Why?  Three reasons:  

(1)  The current recession is killing states' ability to fund Medicaid LTC and this time no "bail out" is going to help enough to get them through the worst economic crisis since the Great Depression.  

(2)  Social Security props up Medicaid because Medicaid residents have to contribute most of their income to offset Medicaid's cost of care and Social Security income of people on Medicaid accounts for 13 percent of the entire cost of nursing home care nationally.  But Social Security has a $16 trillion unfunded liability and can't continue this subsidy in full much longer.  

(3)  Medicare props up Medicaid financed LTC by paying very generously for the 17 percent of nursing home revenue it provides.  That subsidy can't continue indefinitely either, because Medicare has an $86 trillion unfunded liability.  

Q:  So what's the bottom line for me as I seek the best nursing home for Mom?  

A:  Take the government's new "5-Star" rating system with a grain of salt.  You could do better probably by asking each nursing home you consider what their "Medicaid census" is.  The one with the lowest percentage of Medicaid residents will probably offer the best care. 

Problem is, you won't be able to get Mom in unless she can pay privately.   She'll need what the elder law attorneys call "key money."  Their "Medicaid planning" clients, who self-impoverish to qualify, hold back key money so they can buy their way into the best nursing homes by paying privately at the higher rate for a while.  Once they're in, the nursing homes can't kick them out when their source of payment changes to Medicaid.  The tragedy is that poor people, for whom Medicaid is supposed to be a "safety net," don't have key money.  They end up in mostly-Medicaid nursing homes which are the very ones that have the worst quality problems.  

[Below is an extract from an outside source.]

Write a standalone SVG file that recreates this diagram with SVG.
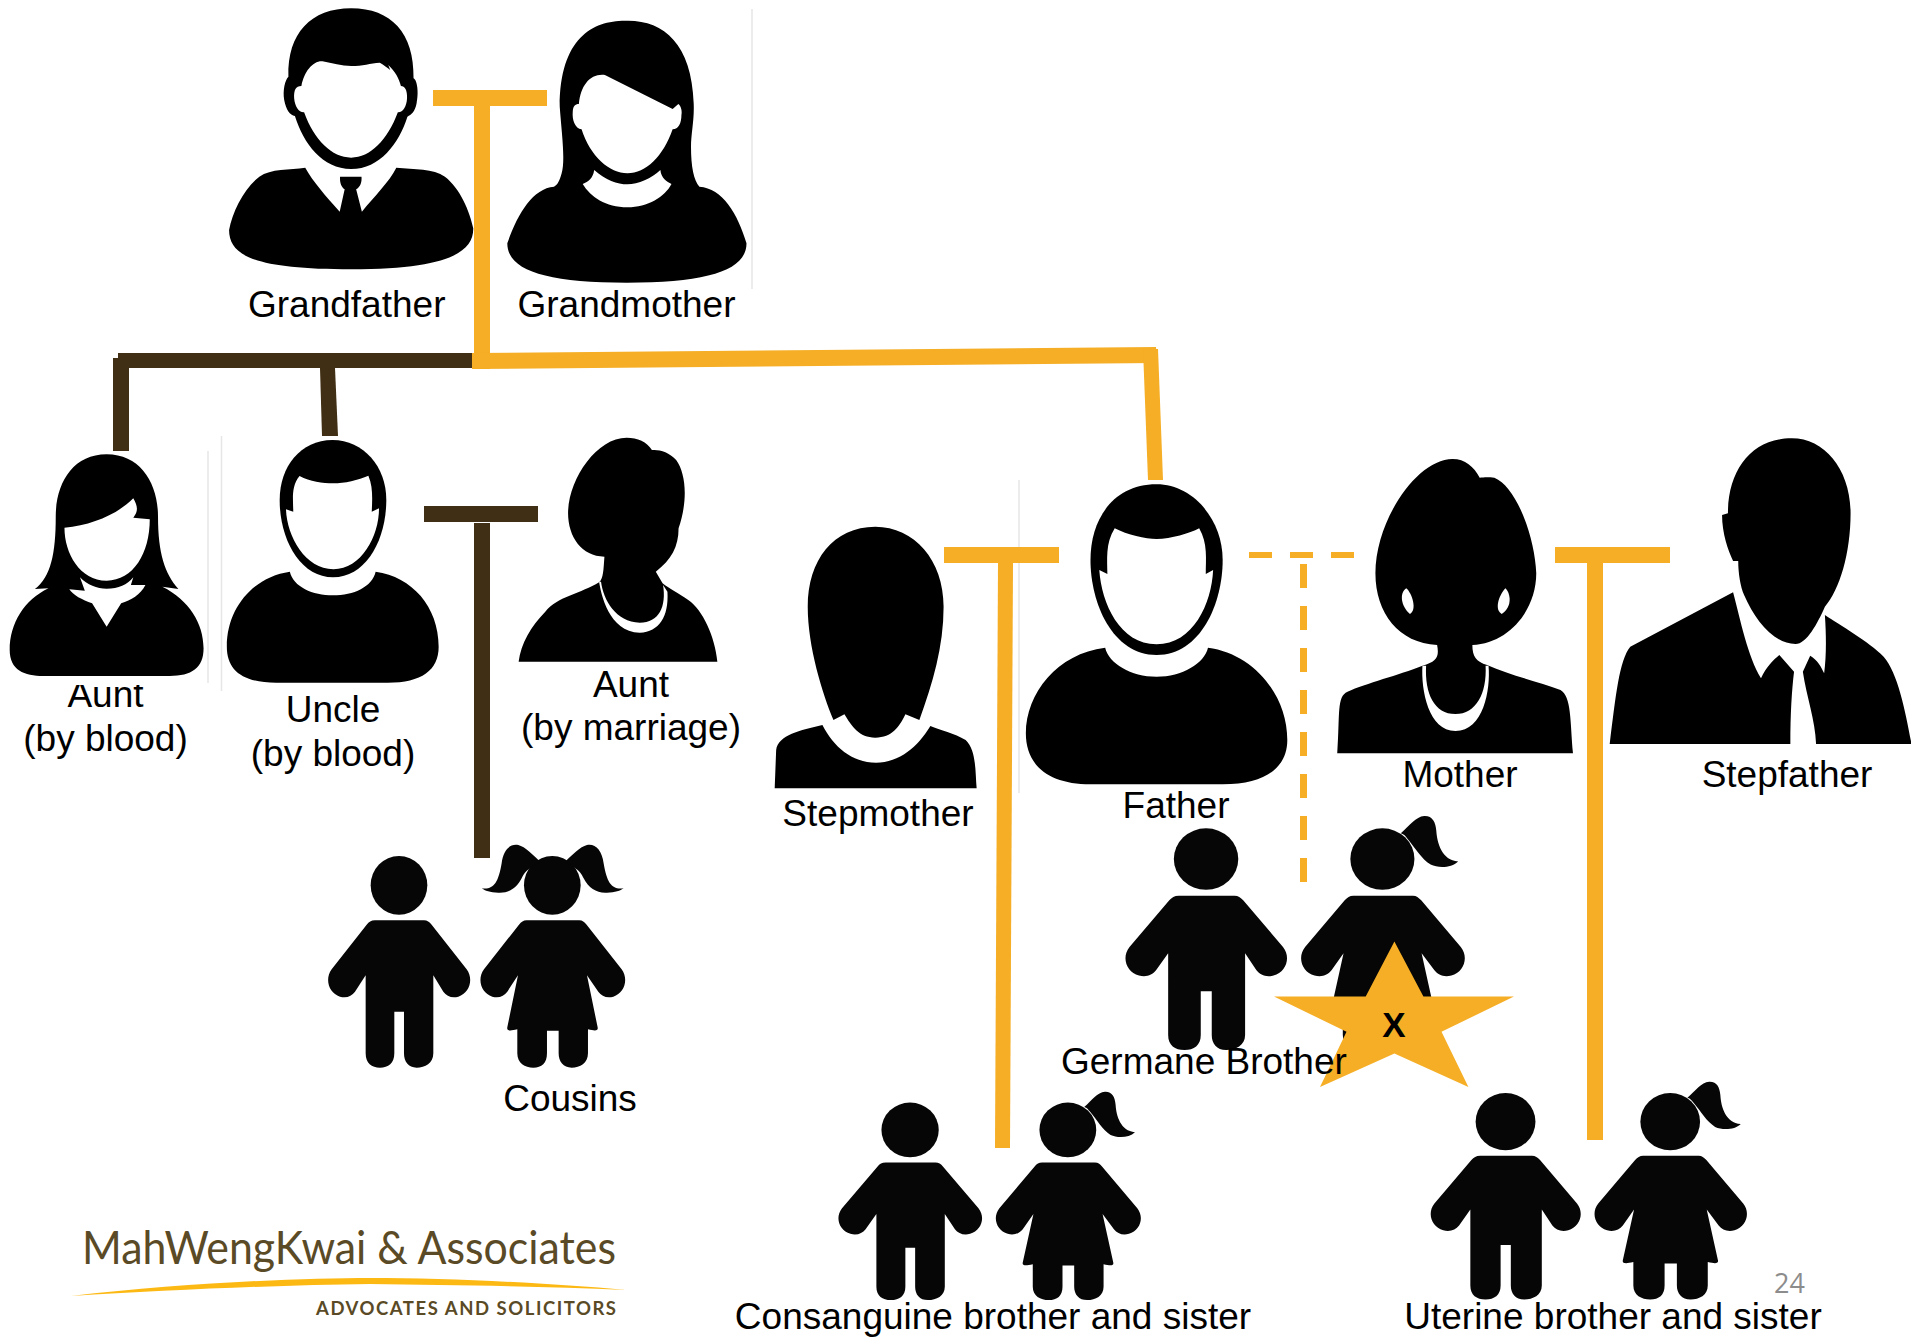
<svg xmlns="http://www.w3.org/2000/svg" width="1911" height="1340" viewBox="0 0 1911 1340">
<style>
text{font-family:"Liberation Sans",Arial,sans-serif;font-size:37px;fill:#000}
.c{text-anchor:middle}
.k{fill:#000}
.w{fill:#fff}
.ki{fill:#060606}
.gold{fill:#F5AE25}
.dark{fill:#402F14}
.hair{stroke:#E6E6E6;stroke-width:1.5;fill:none}
.logo{font-family:Lato,"Open Sans",sans-serif;fill:#5A4A26}
</style>
<defs>
<g id="boy" class="ki">
<ellipse cx="297" cy="196" rx="85" ry="88"/>
<path d="M225 301L372 301C382 301 388 306 395 314L500 448C522 478 508 520 475 530C455 536 440 528 430 515L400 466L400 700C400 730 375 743 350 743C325 743 312 725 312 700L312 575L283 575L283 700C283 730 265 743 240 743C215 743 197 730 197 700L197 466L165 515C155 528 140 536 120 530C87 520 73 478 95 448L200 314C207 306 213 301 225 301Z"/>
</g>
<g id="girlBody" class="ki">
<ellipse cx="757" cy="196" rx="85" ry="88"/>
<path d="M680 301L838 301C848 301 852 306 860 314L965 448C987 478 973 520 940 530C920 536 905 528 895 515L861 466L893 622C895 632 888 634 864 628L864 700C864 730 840 743 815 743C790 743 776 725 776 700L776 632L741 632L741 700C741 730 725 743 700 743C675 743 652 730 652 700L652 628C628 634 620 632 622 622L654 466L622 515C612 528 597 536 577 530C544 520 530 478 552 448L657 314C664 306 670 301 680 301Z"/>
</g>
<g id="girlTail">
<use href="#girlBody"/>
<path class="ki" d="M806 122C830 100 845 75 868 73C890 72 898 90 900 115C902 150 915 200 958 203C940 222 905 222 885 212C860 195 845 165 823 137C818 130 815 125 806 122Z"/>
</g>
</defs>
<rect width="1911" height="1340" fill="#fff"/>
<g id="faint-rules">
<path class="hair" d="M752 9V289M208 451V683M221.500 436V691M1019 480V793"/>
</g>
<g id="connectors">
<rect class="dark" x="118" y="353" width="356" height="15"/>
<polygon class="dark" points="113,358 129,358 129,451 113,451"/>
<polygon class="dark" points="320,368 335,368 338,436 322,436"/>
<rect class="dark" x="424" y="506" width="114" height="16"/>
<rect class="dark" x="474" y="523" width="16" height="335"/>
<rect class="gold" x="433" y="90" width="114" height="16"/>
<rect class="gold" x="474" y="106" width="16" height="263"/>
<polygon class="gold" points="472,353 1156,347 1157,363 472,369"/>
<polygon class="gold" points="1143,349 1158,349 1163,480 1148,480"/>
<rect class="gold" x="944" y="547" width="115" height="16"/>
<polygon class="gold" points="998,563 1013,563 1010,1148 995,1148"/>
<rect class="gold" x="1555" y="547" width="115" height="16"/>
<rect class="gold" x="1587" y="563" width="16" height="577"/>
<path d="M1249 555H1357" stroke="#F5AE25" stroke-width="6" stroke-dasharray="23 18" fill="none"/>
<path d="M1303.500 564V884" stroke="#F5AE25" stroke-width="7" stroke-dasharray="24 18" fill="none"/>
</g>
<g id="grandfather">
<g transform="translate(200 0) scale(.3827 .3333)">
<path class="k" d="M231 230C228 100 290 25 395 25C500 25 560 100 558 235C568 240 572 280 566 310C562 335 552 345 542 350C520 430 470 507 395 507C320 507 270 430 248 348C235 345 225 330 220 300C216 270 222 240 231 230Z"/>
<path class="w" d="M265 258C272 215 295 182 320 184C345 190 370 198 395 198C425 198 445 190 470 188C480 195 490 203 497 210L492 195C510 215 520 235 525 258C535 258 542 270 541 295C540 320 530 338 517 337C490 420 445 473 395 473C345 473 298 420 272 337C258 338 248 320 246 295C245 270 250 258 265 258Z"/>
<path class="k" d="M275 503C295 545 330 590 365 635L378 568C368 560 365 545 366 530L422 530C423 545 420 560 408 568L423 635C455 590 495 545 513 503C560 508 610 505 640 530C680 565 705 635 714 685C715 760 640 808 395 808C150 808 76 770 76 690C85 635 115 565 155 530C185 505 235 510 275 503Z"/>
</g>
<text x="248" y="317">Grandfather</text>
</g>
<g id="grandmother">
<g transform="translate(200 0) scale(.3827 .3333)">
<path class="k" d="M1115 62C1030 60 940 110 940 320C945 400 955 480 945 520C940 540 935 555 925 560C870 565 830 640 803 730C803 810 900 848 1115 848C1330 848 1428 810 1428 730C1405 640 1365 565 1305 560C1290 540 1283 500 1283 440C1283 400 1292 360 1290 310C1285 130 1210 60 1115 62Z"/>
<path class="w" d="M1000 552C1015 545 1027 535 1030 510C1060 540 1090 553 1117 553C1145 553 1180 535 1203 510C1205 535 1220 545 1232 552C1215 590 1170 622 1117 622C1060 622 1020 590 1000 552Z"/>
<path class="w" d="M990 312C995 255 1020 220 1058 225L1235 327L1250 312C1258 320 1260 335 1258 345C1258 370 1250 388 1235 388C1210 470 1165 520 1117 520C1070 520 1020 470 997 388C980 385 972 360 974 335C975 318 980 312 990 312Z"/>
</g>
<text x="517.500" y="317">Grandmother</text>
</g>
<g id="aunt-blood">
<text class="c" x="105.500" y="707">Aunt</text>
<text class="c" x="105.500" y="751">(by blood)</text>
<rect class="w" x="50" y="676" width="110" height="9"/>
<g transform="translate(0 340) scale(.4847 .3333)">
<path class="k" d="M220 343C150 343 115 430 115 530C115 640 105 710 72 747L100 745C50 780 20 850 20 930C20 990 50 1008 90 1008L350 1008C395 1008 420 985 420 925C420 850 390 780 335 740L368 747C340 700 326 640 326 530C326 430 290 343 220 343Z"/>
<path class="w" d="M133 563C190 555 240 525 275 475C285 500 285 515 275 533L309 538C309 640 275 722 220 722C165 722 133 640 133 563Z"/>
<path class="w" d="M165 712C180 735 200 746 220 746C245 746 262 735 275 712L270 735L300 735C290 765 270 780 250 790L220 860L190 790C170 780 150 765 143 748L175 752Z"/>
</g>
</g>
<g id="uncle-blood">
<g transform="translate(0 340) scale(.4847 .3333)">
<path class="k" d="M686 300C620 300 577 380 577 480C577 600 620 712 687 712C755 712 797 600 797 480C797 380 750 300 686 300Z"/>
<path class="w" d="M618 408C640 425 665 430 688 430C710 430 740 420 760 407C770 440 768 480 767 515L782 505C782 590 745 688 688 688C630 688 592 590 590 508L605 515C605 480 600 440 618 408Z"/>
<path class="k" d="M598 695C605 740 645 766 687 766C730 766 768 740 775 695C850 710 905 800 905 920C905 990 870 1028 800 1028L570 1028C500 1028 468 990 468 920C468 800 525 710 598 695Z"/>
</g>
<text class="c" x="333" y="722">Uncle</text>
<text class="c" x="333" y="766">(by blood)</text>
</g>
<g id="aunt-marriage">
<g transform="translate(0 340) scale(.4847 .3333)">
<path class="k" d="M1293 293C1230 293 1172 420 1172 520C1172 590 1200 650 1247 650C1245 690 1245 715 1236 727C1200 760 1150 770 1125 815C1095 860 1075 910 1070 965L1480 965C1475 890 1450 810 1420 780C1400 760 1380 745 1367 730L1353 695C1385 660 1400 620 1400 565C1420 480 1415 400 1395 360C1380 335 1360 328 1345 330C1335 305 1315 293 1293 293Z"/>
<path class="w" d="M1236 725C1240 760 1255 875 1320 878C1360 875 1380 830 1377 755L1368 735C1375 800 1360 848 1320 848C1270 845 1245 780 1240 725Z"/>
</g>
<text class="c" x="631" y="697">Aunt</text>
<text class="c" x="631" y="740">(by marriage)</text>
</g>
<g id="stepmother">
<g transform="translate(760 430) scale(.7344 .3333)">
<path class="k" d="M157 290C100 290 65 390 65 530C65 650 85 790 100 870L115 853C125 890 135 923 157 923C180 923 190 890 198 853L217 870C235 760 250 650 250 530C250 390 210 290 157 290Z"/>
<path class="k" d="M85 885C55 900 25 915 22 960L20 1075L295 1075C293 1030 295 960 280 930C265 910 245 900 232 888C215 950 190 998 158 998C125 998 100 950 85 885Z"/>
</g>
<text class="c" x="878" y="826">Stepmother</text>
</g>
<g id="father">
<g transform="translate(760 430) scale(.7344 .3333)">
<path class="k" d="M540 163C480 163 450 270 450 390C450 520 480 675 540 675C600 675 630 520 630 390C630 270 590 163 540 163Z"/>
<path class="w" d="M483 295C500 315 525 327 540 327C560 327 585 310 598 295C610 340 607 390 607 432L617 420C615 520 590 643 540 643C490 643 465 520 462 420L473 432C473 390 470 340 483 295Z"/>
<path class="k" d="M470 653C475 700 505 740 540 740C575 740 605 700 610 653C670 670 718 790 718 930C718 1010 690 1063 630 1063L450 1063C395 1063 362 1010 362 910C362 790 405 670 470 653Z"/>
</g>
<text class="c" x="1176" y="818">Father</text>
</g>
<g id="mother">
<g transform="translate(760 430) scale(.7344 .3333)">
<path class="k" d="M943 87C895 87 838 270 838 430C838 550 870 640 922 645C925 680 922 695 902 707C870 735 825 760 800 785C785 800 790 850 786 970L1107 970C1103 870 1105 800 1090 780C1060 755 1020 735 990 705C975 695 970 680 970 645C1020 640 1057 540 1057 430C1055 320 1030 170 1000 143C990 140 985 142 980 143C972 110 960 87 943 87Z"/>
<path class="w" d="M880 475C870 490 873 530 885 552C895 540 888 490 880 475Z"/>
<path class="w" d="M1015 475C1022 490 1025 530 1010 552C1000 540 1005 500 1015 475Z"/>
<path class="w" d="M902 707C900 780 910 902 947 903C985 902 995 780 992 707L988 707C990 790 975 852 947 852C918 852 905 790 907 707Z"/>
</g>
<text class="c" x="1460" y="787">Mother</text>
</g>
<g id="stepfather">
<g transform="translate(760 430) scale(.7344 .3333)">
<path class="k" d="M1405 25C1350 25 1318 120 1318 250L1310 255C1310 310 1318 360 1325 393L1332 393C1332 430 1335 470 1340 495C1355 570 1380 642 1410 642C1425 642 1440 580 1450 530C1470 480 1485 370 1485 250C1485 120 1450 25 1405 25Z"/>
<path class="k" d="M1325 487L1185 650C1170 690 1165 800 1157 942L1403 942C1403 850 1405 780 1408 725L1388 675C1380 690 1370 710 1363 745C1345 680 1335 570 1325 487Z"/>
<path class="k" d="M1450 555C1452 620 1452 680 1449 730C1445 710 1440 690 1430 677L1420 725C1425 800 1437 870 1438 942L1568 942C1560 850 1550 730 1530 680C1510 635 1470 585 1450 555Z"/>
</g>
<text class="c" x="1787" y="787">Stepfather</text>
</g>
<g id="cousins">
<g transform="translate(300 820) scale(.3333)">
<use href="#boy"/>
<use href="#girlBody"/>
<path class="ki" d="M545 205C580 210 595 190 605 130C610 90 630 70 655 75C675 80 700 105 720 125L690 145C675 155 670 165 665 175C650 205 625 220 595 218C570 218 555 212 545 205Z"/>
<path class="ki" d="M971 205C936 210 921 190 911 130C906 90 886 70 861 75C841 80 816 105 796 125L826 145C841 155 846 165 851 175C866 205 891 220 921 218C946 218 961 212 971 205Z"/>
</g>
<text class="c" x="570" y="1111">Cousins</text>
</g>
<g id="germane-siblings">
<use href="#boy" transform="translate(1093.500 790.600) scale(.379 .349)"/>
<use href="#girlTail" transform="translate(1097 790.600) scale(.377 .349)"/>
</g>
<g id="excluded-star">
<polygon class="gold" points="1394.400,941.400 1423.400,996.600 1514,996.600 1441.500,1031.700 1468.400,1087 1394.400,1053.400 1320,1087 1346.500,1031.700 1274,996.600 1365.700,996.600"/>
<text class="c" x="1394" y="1037" font-weight="700" style="font-size:35px">X</text>
</g>
<text id="germane-label" x="1061" y="1074">Germane Brother</text>
<g id="consanguine-siblings">
<use href="#boy" transform="translate(810 1069) scale(.337 .311)"/>
<use href="#girlTail" transform="translate(815 1069) scale(.334 .311)"/>
<text class="c" x="993" y="1329">Consanguine brother and sister</text>
</g>
<g id="uterine-siblings">
<use href="#boy" transform="translate(1401 1058) scale(.352 .325)"/>
<use href="#girlTail" transform="translate(1404.500 1058) scale(.351 .325)"/>
<text class="c" x="1613" y="1329">Uterine brother and sister</text>
</g>
<g id="logo">
<text class="logo" x="82" y="1264" textLength="534" lengthAdjust="spacingAndGlyphs" style="font-size:46px">MahWengKwai &amp; Associates</text>
<path fill="#FDB913" d="M71 1296C180 1283 300 1278 370 1278C450 1278 550 1283 626 1290C540 1286 450 1285 370 1284C280 1285 170 1290 71 1296Z"/>
<text class="logo" x="316" y="1315" textLength="300" font-weight="700" style="font-size:18.500px">ADVOCATES AND SOLICITORS</text>
</g>
<text id="page-number" x="1774" y="1293" style="font-family:'Open Sans',sans-serif;font-size:27px;fill:#8C8C8C">24</text>
</svg>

Q:  The system sounds utterly corrupt.  

A:  It is, but don't blame the nursing homes.  For the most part, they're struggling to provide the best possible care within a hopelessly flawed system that hobbles them with inadequate reimbursement and unreasonable quality demands.   Blame instead the well-intentioned, but perversely counterproductive public policy that created this welfare-financed, nursing-home-based system and destroyed the markets for both private home and community-based care and the private financing alternatives like home equity conversion and long-term care insurance to pay for it.

Q:  So, what's this mean for potential investors in the LTC marketplace?

A:  It means be very careful short term as the mostly government-financed LTC system will struggle and ultimately collapse.  Over the longer term, as government financing retrenches, people will start paying privately for care, turn to their home equity first, then buy private long-term care insurance in huge numbers.  Consumers spending their own, or their insurance carriers money, will pump financial oxygen into the home and community-based sector of LTC service delivery which will boom.  Nursing homes will continue to trend away from long-term custodial care funded inadequately by Medicaid and toward high-cost skilled nursing care funded by Medicare and increasingly by private insurance.